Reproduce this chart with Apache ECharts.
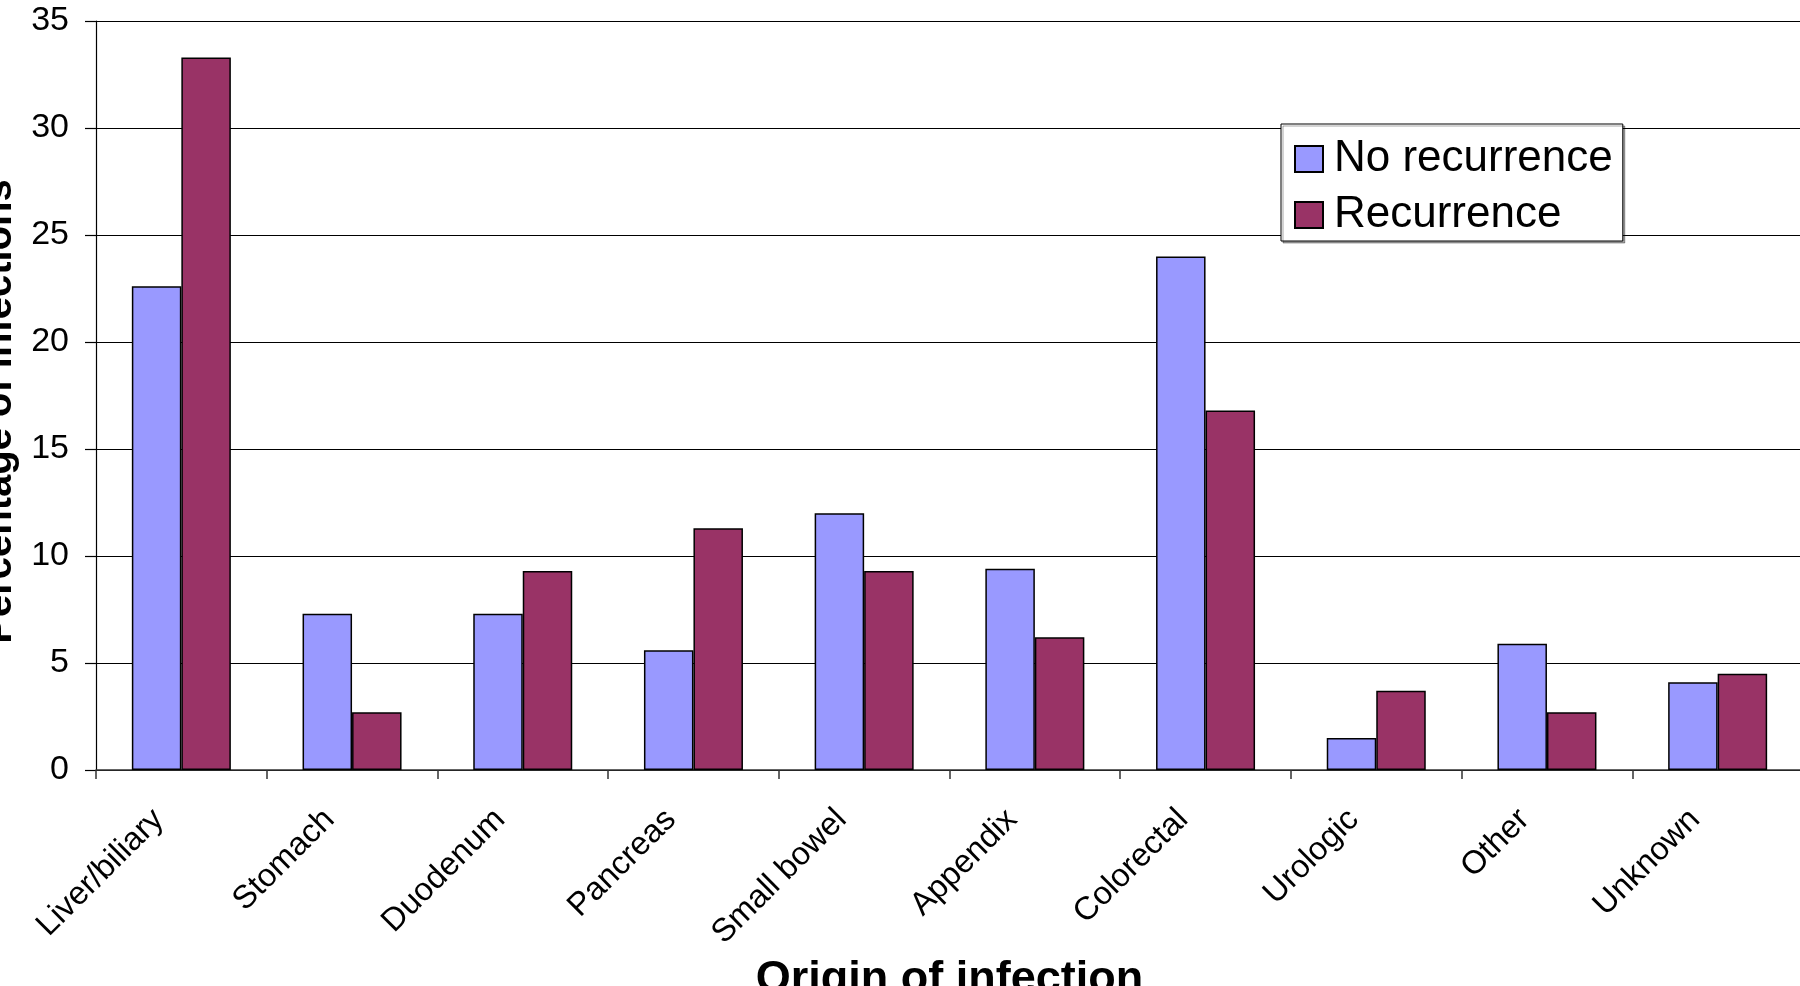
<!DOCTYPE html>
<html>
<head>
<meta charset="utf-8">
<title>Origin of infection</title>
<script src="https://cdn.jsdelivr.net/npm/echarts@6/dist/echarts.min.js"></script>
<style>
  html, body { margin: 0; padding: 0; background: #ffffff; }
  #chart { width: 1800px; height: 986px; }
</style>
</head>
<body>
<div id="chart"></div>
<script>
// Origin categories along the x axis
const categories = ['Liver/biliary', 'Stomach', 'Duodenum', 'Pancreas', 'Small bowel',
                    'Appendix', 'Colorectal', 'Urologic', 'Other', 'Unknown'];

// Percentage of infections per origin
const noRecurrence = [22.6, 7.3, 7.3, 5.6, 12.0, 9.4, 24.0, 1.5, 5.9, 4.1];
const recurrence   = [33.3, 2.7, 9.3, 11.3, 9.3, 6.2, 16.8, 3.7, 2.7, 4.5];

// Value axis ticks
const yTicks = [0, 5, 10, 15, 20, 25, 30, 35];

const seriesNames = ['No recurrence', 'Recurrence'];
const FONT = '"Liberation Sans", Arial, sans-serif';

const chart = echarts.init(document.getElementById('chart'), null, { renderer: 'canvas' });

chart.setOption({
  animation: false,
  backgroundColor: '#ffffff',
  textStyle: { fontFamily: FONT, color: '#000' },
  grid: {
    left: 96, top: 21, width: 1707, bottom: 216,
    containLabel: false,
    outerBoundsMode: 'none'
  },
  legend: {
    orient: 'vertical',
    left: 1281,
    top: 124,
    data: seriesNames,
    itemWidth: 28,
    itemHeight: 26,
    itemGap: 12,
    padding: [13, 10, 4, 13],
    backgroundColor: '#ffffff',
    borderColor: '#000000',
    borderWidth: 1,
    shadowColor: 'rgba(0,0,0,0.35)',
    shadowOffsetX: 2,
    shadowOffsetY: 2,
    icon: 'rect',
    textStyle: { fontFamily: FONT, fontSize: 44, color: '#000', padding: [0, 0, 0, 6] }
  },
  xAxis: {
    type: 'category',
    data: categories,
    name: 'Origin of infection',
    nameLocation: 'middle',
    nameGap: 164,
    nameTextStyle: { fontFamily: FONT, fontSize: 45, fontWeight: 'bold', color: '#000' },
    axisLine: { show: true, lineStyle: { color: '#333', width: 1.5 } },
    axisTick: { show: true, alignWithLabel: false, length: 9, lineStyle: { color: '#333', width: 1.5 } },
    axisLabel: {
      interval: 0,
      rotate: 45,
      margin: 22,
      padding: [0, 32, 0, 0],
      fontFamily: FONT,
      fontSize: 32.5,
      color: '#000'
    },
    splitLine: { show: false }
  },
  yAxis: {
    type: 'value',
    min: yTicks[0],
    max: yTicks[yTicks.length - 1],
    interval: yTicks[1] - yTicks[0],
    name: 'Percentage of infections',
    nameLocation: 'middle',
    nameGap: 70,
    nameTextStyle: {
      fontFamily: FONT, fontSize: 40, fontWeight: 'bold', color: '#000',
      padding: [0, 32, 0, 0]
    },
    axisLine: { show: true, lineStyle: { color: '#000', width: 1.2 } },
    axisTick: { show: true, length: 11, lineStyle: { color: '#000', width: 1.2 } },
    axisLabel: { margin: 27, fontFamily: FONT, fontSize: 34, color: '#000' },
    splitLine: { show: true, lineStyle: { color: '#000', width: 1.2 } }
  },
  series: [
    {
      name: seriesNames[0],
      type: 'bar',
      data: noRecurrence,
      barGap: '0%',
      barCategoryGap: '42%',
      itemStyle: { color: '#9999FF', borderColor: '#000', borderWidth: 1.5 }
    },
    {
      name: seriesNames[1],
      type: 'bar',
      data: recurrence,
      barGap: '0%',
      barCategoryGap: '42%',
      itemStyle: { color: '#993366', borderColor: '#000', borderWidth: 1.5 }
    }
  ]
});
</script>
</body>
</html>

★ ★ ★ ★ ★

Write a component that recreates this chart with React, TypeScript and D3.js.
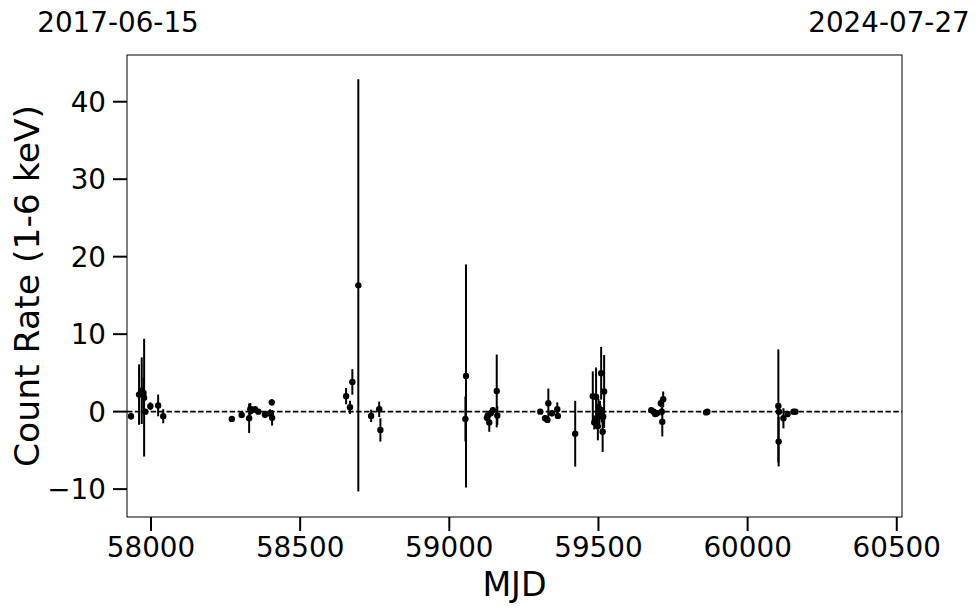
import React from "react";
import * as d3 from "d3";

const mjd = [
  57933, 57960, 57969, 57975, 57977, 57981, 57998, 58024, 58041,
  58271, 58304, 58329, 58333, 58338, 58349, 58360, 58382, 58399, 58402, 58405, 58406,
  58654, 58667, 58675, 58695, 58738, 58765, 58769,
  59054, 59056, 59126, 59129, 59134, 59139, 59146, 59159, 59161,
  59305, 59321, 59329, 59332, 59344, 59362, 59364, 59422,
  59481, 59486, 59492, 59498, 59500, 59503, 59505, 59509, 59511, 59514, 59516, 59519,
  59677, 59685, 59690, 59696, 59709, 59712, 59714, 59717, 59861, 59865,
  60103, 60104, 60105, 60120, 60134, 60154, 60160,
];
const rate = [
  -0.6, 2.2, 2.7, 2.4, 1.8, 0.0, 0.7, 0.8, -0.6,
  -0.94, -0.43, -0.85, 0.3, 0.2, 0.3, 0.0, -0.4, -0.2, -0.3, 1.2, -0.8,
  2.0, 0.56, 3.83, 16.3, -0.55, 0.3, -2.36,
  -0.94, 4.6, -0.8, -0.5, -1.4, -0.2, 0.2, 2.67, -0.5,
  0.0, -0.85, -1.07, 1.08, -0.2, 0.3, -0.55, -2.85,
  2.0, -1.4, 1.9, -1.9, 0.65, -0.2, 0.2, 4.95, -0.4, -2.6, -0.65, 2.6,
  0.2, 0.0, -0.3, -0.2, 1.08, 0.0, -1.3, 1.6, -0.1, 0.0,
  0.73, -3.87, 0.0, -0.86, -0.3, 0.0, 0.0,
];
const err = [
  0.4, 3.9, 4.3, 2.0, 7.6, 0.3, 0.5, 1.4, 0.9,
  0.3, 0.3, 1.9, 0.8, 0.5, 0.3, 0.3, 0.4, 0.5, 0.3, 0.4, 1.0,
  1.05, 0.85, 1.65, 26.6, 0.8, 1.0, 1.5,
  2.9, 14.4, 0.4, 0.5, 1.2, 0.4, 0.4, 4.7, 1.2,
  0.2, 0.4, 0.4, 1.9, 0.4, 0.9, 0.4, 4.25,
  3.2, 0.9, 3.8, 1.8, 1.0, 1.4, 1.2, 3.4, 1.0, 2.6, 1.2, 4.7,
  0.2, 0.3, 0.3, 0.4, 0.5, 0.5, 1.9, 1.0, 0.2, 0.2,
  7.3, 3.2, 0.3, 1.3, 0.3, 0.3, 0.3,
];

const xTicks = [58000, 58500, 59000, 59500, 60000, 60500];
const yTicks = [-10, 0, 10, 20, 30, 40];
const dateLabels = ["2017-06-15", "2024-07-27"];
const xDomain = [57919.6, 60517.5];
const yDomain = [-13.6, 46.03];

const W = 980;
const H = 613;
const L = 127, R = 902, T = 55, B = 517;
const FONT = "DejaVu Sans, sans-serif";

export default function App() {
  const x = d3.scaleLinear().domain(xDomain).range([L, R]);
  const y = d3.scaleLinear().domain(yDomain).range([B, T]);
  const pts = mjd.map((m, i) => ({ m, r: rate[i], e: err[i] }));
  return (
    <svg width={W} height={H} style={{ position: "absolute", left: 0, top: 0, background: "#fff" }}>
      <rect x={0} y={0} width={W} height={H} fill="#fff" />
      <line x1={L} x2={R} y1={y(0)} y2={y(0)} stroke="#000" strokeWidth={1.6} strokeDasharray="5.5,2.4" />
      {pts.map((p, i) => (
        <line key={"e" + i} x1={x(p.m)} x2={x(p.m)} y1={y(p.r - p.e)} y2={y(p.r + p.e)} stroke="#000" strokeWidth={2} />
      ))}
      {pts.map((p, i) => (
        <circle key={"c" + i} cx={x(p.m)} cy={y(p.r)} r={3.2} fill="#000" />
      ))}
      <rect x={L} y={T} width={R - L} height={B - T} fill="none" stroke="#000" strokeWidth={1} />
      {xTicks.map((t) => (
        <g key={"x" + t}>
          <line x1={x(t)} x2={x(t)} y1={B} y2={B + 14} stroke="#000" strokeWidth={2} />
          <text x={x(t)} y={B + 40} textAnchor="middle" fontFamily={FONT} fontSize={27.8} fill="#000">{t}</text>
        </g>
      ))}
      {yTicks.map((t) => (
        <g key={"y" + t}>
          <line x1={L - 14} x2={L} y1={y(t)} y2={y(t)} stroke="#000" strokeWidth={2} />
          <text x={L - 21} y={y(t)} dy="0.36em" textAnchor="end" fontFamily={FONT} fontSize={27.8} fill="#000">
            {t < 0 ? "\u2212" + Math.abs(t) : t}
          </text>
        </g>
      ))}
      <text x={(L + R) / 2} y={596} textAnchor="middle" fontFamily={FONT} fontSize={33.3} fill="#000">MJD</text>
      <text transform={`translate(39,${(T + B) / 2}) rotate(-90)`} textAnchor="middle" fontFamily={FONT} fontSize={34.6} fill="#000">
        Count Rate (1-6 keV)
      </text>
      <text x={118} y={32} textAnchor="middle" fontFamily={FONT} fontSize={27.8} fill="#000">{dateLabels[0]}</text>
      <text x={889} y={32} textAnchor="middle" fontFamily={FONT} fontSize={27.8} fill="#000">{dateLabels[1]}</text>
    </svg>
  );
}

★ ★ ★ ★ ★

Word for word, restate the lines beginning with the one that has "Write a component" and ending with the one that has "import * as". Keep both ends and skip any pictures.

Write a component that recreates this chart with React, TypeScript and D3.js.
import React from "react";
import * as d3 from "d3";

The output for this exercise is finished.